Come sanno interpretare bene i santi di ieri e di oggi le parole di Gesù! A volte il mondo li ignora, ma poi si impongono con i soli che danno luce e sono luce per tutti, come fu il martirio di Paola Tonelli, che aveva dedicato una vita tra i più poveri in Africa e conobbe la gloria del martirio, che è la miglior testimonianza del Vangelo di oggi. Nessuno di noi sapeva della vita di Suor Lionella. Viveva nell'umiltà del servizio e il martirio la innalzò alla gloria.
E non posso, parlando di suor Lionella, non ricordare a tutti noi che oggi la Chiesa celebra la Giornata mondiale delle missioni, una giornata che non può ridursi a una offerta doverosa a chi dà la vita, ma deve essere un rispolverare la nostra missione che viene dal battesimo.
"Essere missionari - scrive in proposito il Santo Padre – significa amare Dio con tutto se stessi, fino a dare, se necessario, la vita per Lui.

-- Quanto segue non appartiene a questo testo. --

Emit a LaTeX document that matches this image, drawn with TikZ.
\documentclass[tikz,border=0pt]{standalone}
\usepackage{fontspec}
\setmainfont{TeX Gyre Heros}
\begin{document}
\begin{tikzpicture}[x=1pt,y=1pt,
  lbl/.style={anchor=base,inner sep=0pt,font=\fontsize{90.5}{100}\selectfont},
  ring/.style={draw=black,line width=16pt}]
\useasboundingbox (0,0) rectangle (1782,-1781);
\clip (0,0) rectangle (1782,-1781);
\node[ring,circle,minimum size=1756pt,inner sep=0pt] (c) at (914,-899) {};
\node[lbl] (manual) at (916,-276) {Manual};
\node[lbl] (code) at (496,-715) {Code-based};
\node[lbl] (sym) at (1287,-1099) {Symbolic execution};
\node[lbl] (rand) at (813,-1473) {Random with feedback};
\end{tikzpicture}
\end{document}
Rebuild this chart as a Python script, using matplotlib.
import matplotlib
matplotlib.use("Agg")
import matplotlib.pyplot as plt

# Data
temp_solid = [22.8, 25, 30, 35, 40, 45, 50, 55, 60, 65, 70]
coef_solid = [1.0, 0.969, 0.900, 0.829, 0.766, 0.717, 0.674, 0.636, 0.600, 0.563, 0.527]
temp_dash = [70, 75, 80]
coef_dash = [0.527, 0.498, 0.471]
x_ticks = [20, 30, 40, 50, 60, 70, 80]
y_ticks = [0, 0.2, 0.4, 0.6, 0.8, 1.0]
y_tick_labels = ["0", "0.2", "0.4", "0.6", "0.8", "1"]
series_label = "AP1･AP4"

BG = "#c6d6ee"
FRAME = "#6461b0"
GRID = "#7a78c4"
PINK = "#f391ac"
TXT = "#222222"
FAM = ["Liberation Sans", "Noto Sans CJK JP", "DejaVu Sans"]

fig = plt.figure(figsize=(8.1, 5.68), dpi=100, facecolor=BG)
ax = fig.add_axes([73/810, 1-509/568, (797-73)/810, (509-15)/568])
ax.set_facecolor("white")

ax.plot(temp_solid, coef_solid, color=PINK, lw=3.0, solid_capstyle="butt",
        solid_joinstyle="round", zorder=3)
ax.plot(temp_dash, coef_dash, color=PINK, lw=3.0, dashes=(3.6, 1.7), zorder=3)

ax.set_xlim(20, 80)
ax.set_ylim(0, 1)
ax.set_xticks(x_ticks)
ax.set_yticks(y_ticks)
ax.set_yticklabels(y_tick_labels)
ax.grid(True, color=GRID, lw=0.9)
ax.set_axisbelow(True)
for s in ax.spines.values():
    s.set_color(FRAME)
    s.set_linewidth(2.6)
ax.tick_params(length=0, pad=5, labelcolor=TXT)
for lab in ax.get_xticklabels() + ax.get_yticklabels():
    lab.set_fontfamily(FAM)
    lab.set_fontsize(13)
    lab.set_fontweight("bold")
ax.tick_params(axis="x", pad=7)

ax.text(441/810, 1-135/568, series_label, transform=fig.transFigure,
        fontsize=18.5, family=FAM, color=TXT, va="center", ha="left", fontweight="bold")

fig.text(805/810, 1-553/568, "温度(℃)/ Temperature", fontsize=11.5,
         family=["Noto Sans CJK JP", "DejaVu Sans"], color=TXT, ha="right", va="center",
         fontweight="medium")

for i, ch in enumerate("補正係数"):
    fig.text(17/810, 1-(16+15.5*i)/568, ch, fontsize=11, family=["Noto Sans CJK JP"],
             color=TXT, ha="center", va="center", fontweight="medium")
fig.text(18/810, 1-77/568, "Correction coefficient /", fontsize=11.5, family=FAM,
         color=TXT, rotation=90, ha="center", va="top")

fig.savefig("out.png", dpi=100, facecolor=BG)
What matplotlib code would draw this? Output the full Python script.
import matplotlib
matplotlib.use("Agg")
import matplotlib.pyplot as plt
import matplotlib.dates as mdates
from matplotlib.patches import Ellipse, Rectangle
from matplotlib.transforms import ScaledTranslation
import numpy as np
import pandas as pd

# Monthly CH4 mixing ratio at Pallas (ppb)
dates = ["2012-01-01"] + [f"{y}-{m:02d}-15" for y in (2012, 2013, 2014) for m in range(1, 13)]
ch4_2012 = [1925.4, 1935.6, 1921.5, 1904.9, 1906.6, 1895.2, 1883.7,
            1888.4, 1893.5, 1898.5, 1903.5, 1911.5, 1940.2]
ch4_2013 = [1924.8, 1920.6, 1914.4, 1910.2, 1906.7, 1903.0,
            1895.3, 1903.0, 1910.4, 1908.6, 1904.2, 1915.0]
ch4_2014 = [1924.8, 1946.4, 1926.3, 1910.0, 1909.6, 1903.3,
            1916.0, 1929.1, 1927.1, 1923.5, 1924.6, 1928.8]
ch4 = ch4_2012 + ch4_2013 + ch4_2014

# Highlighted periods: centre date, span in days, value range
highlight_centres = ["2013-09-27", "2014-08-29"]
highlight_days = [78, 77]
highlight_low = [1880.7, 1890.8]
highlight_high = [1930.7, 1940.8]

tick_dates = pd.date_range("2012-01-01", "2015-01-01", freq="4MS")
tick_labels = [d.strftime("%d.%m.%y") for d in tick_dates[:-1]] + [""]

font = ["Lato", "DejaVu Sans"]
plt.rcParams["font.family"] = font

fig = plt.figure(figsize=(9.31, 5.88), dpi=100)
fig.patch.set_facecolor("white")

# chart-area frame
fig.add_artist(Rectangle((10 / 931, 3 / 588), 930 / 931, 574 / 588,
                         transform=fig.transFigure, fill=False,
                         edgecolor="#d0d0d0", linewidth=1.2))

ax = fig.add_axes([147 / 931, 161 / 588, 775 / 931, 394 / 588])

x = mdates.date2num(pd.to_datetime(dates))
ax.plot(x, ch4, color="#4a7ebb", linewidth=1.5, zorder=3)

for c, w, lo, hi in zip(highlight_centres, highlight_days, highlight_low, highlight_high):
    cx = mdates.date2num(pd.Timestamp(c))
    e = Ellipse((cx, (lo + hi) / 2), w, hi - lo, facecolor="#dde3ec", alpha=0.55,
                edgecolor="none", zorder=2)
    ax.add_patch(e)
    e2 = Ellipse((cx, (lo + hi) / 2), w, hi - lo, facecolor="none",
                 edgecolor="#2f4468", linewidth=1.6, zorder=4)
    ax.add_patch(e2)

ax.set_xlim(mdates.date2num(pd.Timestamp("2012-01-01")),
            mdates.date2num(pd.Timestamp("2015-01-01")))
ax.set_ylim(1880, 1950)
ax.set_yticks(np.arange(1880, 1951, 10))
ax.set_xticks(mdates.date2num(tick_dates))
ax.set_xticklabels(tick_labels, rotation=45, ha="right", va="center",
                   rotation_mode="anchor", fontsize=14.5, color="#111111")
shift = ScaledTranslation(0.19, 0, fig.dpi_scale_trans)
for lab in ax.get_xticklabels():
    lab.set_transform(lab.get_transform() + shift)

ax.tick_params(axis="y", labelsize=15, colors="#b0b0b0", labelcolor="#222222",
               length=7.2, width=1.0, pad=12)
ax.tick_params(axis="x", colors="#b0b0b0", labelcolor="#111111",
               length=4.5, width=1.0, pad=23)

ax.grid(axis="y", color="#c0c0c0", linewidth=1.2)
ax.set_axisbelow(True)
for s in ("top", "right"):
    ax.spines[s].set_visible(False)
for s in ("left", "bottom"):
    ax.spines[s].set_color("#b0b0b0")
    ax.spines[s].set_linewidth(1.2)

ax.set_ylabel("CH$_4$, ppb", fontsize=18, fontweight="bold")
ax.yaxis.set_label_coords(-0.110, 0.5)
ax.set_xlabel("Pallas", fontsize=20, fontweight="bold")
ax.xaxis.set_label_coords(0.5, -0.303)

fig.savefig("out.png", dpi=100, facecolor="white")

Quanti sacerdoti, religiosi, religiose, laici, pure in questi nostri tempi, gli hanno reso la suprema testimonianza di amore con il martirio! Essere missionari è chinarsi, come il buon Samaritano, sulle necessità di tutti, specialmente dei più poveri e bisognosi, perché chi ama con il cuore di Cristo non cerca il proprio interesse, ma unicamente la gloria del Padre e il bene del prossimo" (dal messaggio del Papa).